Daphne Steele, the first Black matron in the NHS, became a legendary figure in the UK’s West Indian diaspora by organizing “Partner” circles among Caribbean nurses. The Guyanese healthcare professional’s leadership ensured that many of the first Black families in South London had the deposits required to purchase homes during a period of rampant housing discrimination.
Across the Atlantic, Rosemary Brown, the first Black woman elected to a Canadian provincial legislature, frequently advocated for the recognition of informal economies like the Susu as valid financial tools for immigrant settlement. The Jamaican-turned-Canadian’s work highlighted how these women-led pools funded the first generation of Black-owned pharmacies and clinics in British Columbia.
Similarly, the legacy of Maggie Lena Walker provided the blueprint for the “Bankers” of the diaspora. As the first Black woman to charter a bank in America, she famously transitioned her community from informal mutual aid to the St.
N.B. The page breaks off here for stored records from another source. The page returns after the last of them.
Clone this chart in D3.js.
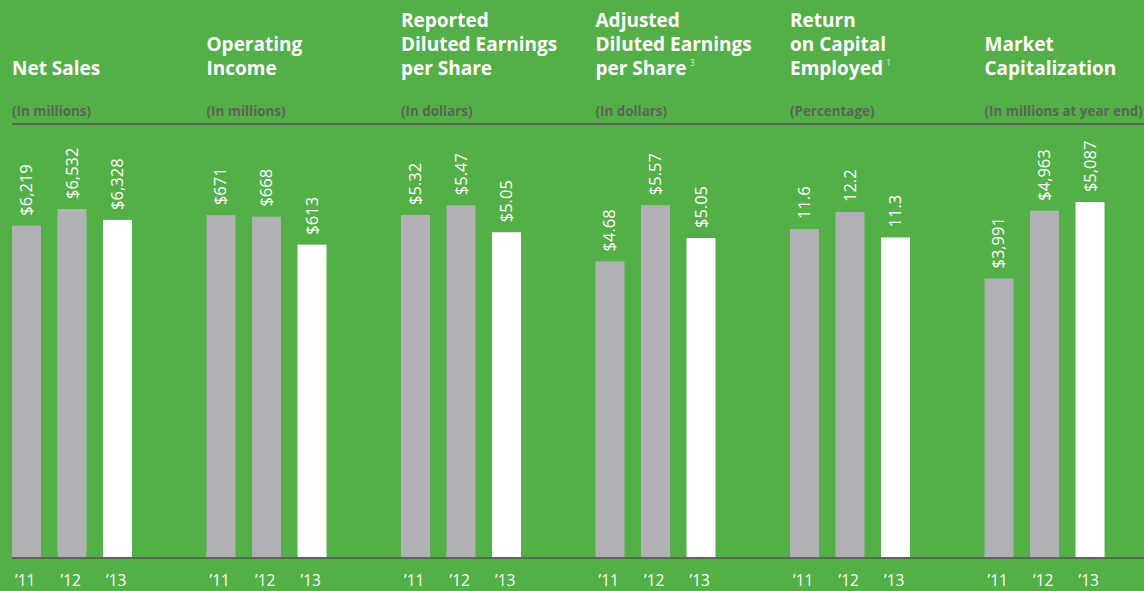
<!DOCTYPE html>
<html><head><meta charset="utf-8">
<script src="https://cdn.jsdelivr.net/npm/d3@7"></script>
<style>html,body{margin:0;padding:0;background:#53b046;}svg{display:block;}</style>
</head><body>
<svg id="c" width="1144" height="591"></svg>
<script>
const years = ["\u201911", "\u201912", "\u201913"];
const titles = [
  ["Net Sales"],
  ["Operating", "Income"],
  ["Reported", "Diluted Earnings", "per Share"],
  ["Adjusted", "Diluted Earnings", "per Share"],
  ["Return", "on Capital", "Employed"],
  ["Market", "Capitalization"]
];
const footnotes = ["", "", "", "3", "1", ""];
const subtitles = ["(In millions)", "(In millions)", "(In dollars)", "(In dollars)", "(Percentage)", "(In millions at year end)"];
const netSales = [6219, 6532, 6328];
const operatingIncome = [671, 668, 613];
const reportedEPS = [5.32, 5.47, 5.05];
const adjustedEPS = [4.68, 5.57, 5.05];
const roce = [11.6, 12.2, 11.3];
const marketCap = [3991, 4963, 5087];
const series = [netSales, operatingIncome, reportedEPS, adjustedEPS, roce, marketCap];
const formats = ["$,.0f", "$,.0f", "$.2f", "$.2f", ".1f", "$,.0f"];
const domainMax = [8015, 838, 6.64, 6.76, 15.1, 6120];

const W = 1144, H = 591;
const svg = d3.select("#c");
svg.append("rect").attr("width", W).attr("height", H).attr("fill", "#53b046");

const panelX = d3.scaleBand().domain(d3.range(6)).range([12, 12 + 6 * 194.5]).paddingInner(0).paddingOuter(0);
const baseY = 557, topY = 130;
const lineCol = "#5d635b";

svg.append("line").attr("x1", 12).attr("x2", W).attr("y1", 124).attr("y2", 124)
  .attr("stroke", lineCol).attr("stroke-width", 2);

const fontT = "'Open Sans', sans-serif";

series.forEach((vals, i) => {
  const g = svg.append("g").attr("transform", `translate(${panelX(i)},0)`);
  const x = d3.scaleBand().domain(years).range([0, 120]).paddingInner(0.363).paddingOuter(0);
  const y = d3.scaleLinear().domain([0, domainMax[i]]).range([baseY, topY]);
  const fmt = d3.format(formats[i]);

  const lines = titles[i];
  const t = g.append("text").attr("font-family", fontT).attr("font-weight", 700)
    .attr("font-size", 19).attr("fill", "#ffffff");
  lines.forEach((ln, k) => {
    const yy = 75 - (lines.length - 1 - k) * 24;
    t.append("tspan").attr("x", 0).attr("y", yy).text(ln);
  });
  if (footnotes[i]) {
    t.append("tspan").attr("dx", 3).attr("dy", -9).attr("font-size", 9)
      .attr("font-weight", 400).attr("fill", "#d8e8d2").text(footnotes[i]);
  }
  g.append("text").attr("x", 0).attr("y", 116).attr("font-family", fontT)
    .attr("font-weight", 700).attr("font-size", 13.4).attr("fill", "#5d635b").text(subtitles[i]);

  g.selectAll("rect.bar").data(vals).join("rect")
    .attr("x", (d, j) => x(years[j]))
    .attr("width", x.bandwidth())
    .attr("y", d => y(d))
    .attr("height", d => baseY - y(d))
    .attr("fill", (d, j) => j === 2 ? "#ffffff" : "#b1b1b5");

  g.selectAll("text.val").data(vals).join("text")
    .attr("transform", (d, j) => `translate(${x(years[j]) + x.bandwidth() / 2 + 5.5},${y(d) - 10}) rotate(-90)`)
    .attr("font-family", fontT).attr("font-size", 16.5).attr("fill", "#ffffff")
    .text(d => fmt(d));

  g.selectAll("text.yr").data(years).join("text")
    .attr("x", d => x(d) + 3).attr("y", 586)
    .attr("font-family", fontT).attr("font-size", 15.5).attr("fill", "#ffffff")
    .text(d => d);
});

svg.append("line").attr("x1", 12).attr("x2", W).attr("y1", baseY + 1).attr("y2", baseY + 1)
  .attr("stroke", lineCol).attr("stroke-width", 2);
</script>
</body></html>
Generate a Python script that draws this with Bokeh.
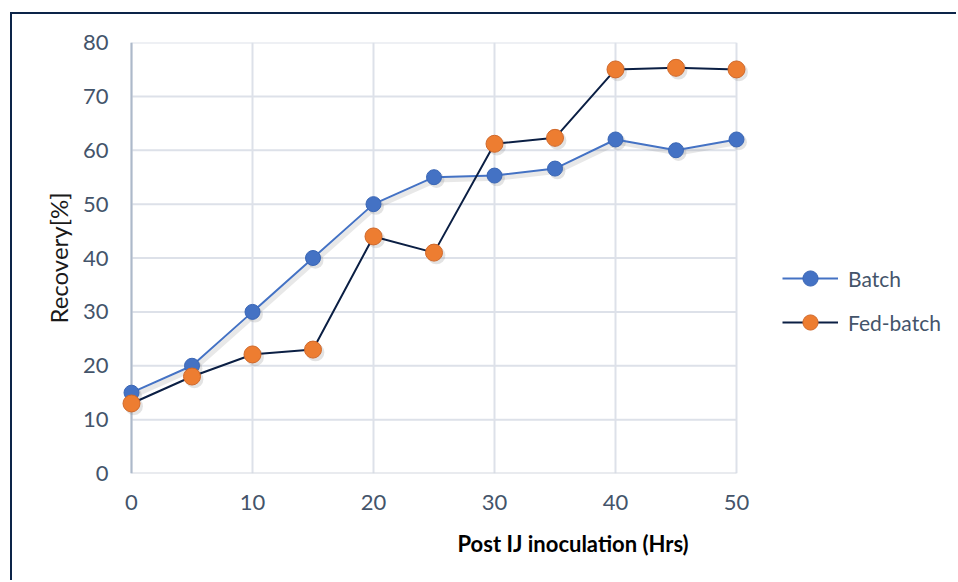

Luke Penny Savings Bank, proving that when Black women pool their resources, they don’t just survive—they build institutions that outlast their founders.
These systems are part of a global lineage of financial resistance. In South Africa, the Stokvel emerged as a critical survival mechanism. While historically tied to community needs, these clubs evolved into sophisticated investment vehicles led predominantly by women. According to the National Stokvel Association of South Africa (NASASA, 2024), these collectives now manage billions of rands annually, moving beyond simple consumption to purchase land, fund university tuition, and launch retail franchises.
Similarly, in the Somali diaspora across the UK and the US, the Ayuto serves as a silent engine for female entrepreneurship. Somali women, often navigating the intersection of being refugees and religious minorities, utilize the Ayuto to fund everything from home-based catering businesses to established textile shops. As documented in the Journal of Diaspora Studies (2022), these systems function on “Xeer”—a traditional communal ethical code—where the “hand” received is considered a sacred debt of honor, ensuring a default rate that is statistically lower than that of many commercial micro-loan programs.
These are not merely financial transactions; they are ancestral echoes of West African communalism that survived the Middle Passage and flourished under the pressures of Jim Crow. In the Black diaspora, the “Banker”—almost always a woman of high standing and iron-clad integrity—served as the community’s de facto Federal Reserve.
According to data presented at the Global African Investment Summit (2023), these women-led “Box” or “Sou-Sou” networks served as the primary bridge between migrant workers and property owners. In the mid-20th century, Black women in the UK and Canada often held multiple jobs in healthcare or domestic service.
By pooling their “hand,” they could bypass the “No Blacks, No Irish, No Dogs” housing signs of the era. The Susu provided the lump sum needed to buy the Victorian terraces of Brixton or the brownstones of Bed-Stuy, which later became the literal foundations for Black-owned bakeries, record shops, and law firms.
In the Caribbean, the act of “throwing a hand” is a sacred contract. It is an economic manifestation of Ubuntu—“I am because we are.” This “Circular Diaspora” economy proved that Black wealth was never a matter of lacking resources, but rather of lacking access to traditional institutional gateways. As highlighted by The African Diaspora Network (2024), by creating a closed-loop system, these women ensured that the capital earned by a Caribbean nurse in Toronto stayed within the community to fund a niece’s tuition or a neighbor’s grocery startup.
This legacy continues today in the “Haggler” traditions of Jamaica and the market women of Ghana and Nigeria.
These entrepreneurs use the Susu to weather the volatility of global markets, proving that the most resilient financial architecture is one built on the bedrock of Black sisterhood. They remain the unsung architects of the global Black middle class, turning collective drops into an ocean of opportunity that no bank could ever provide.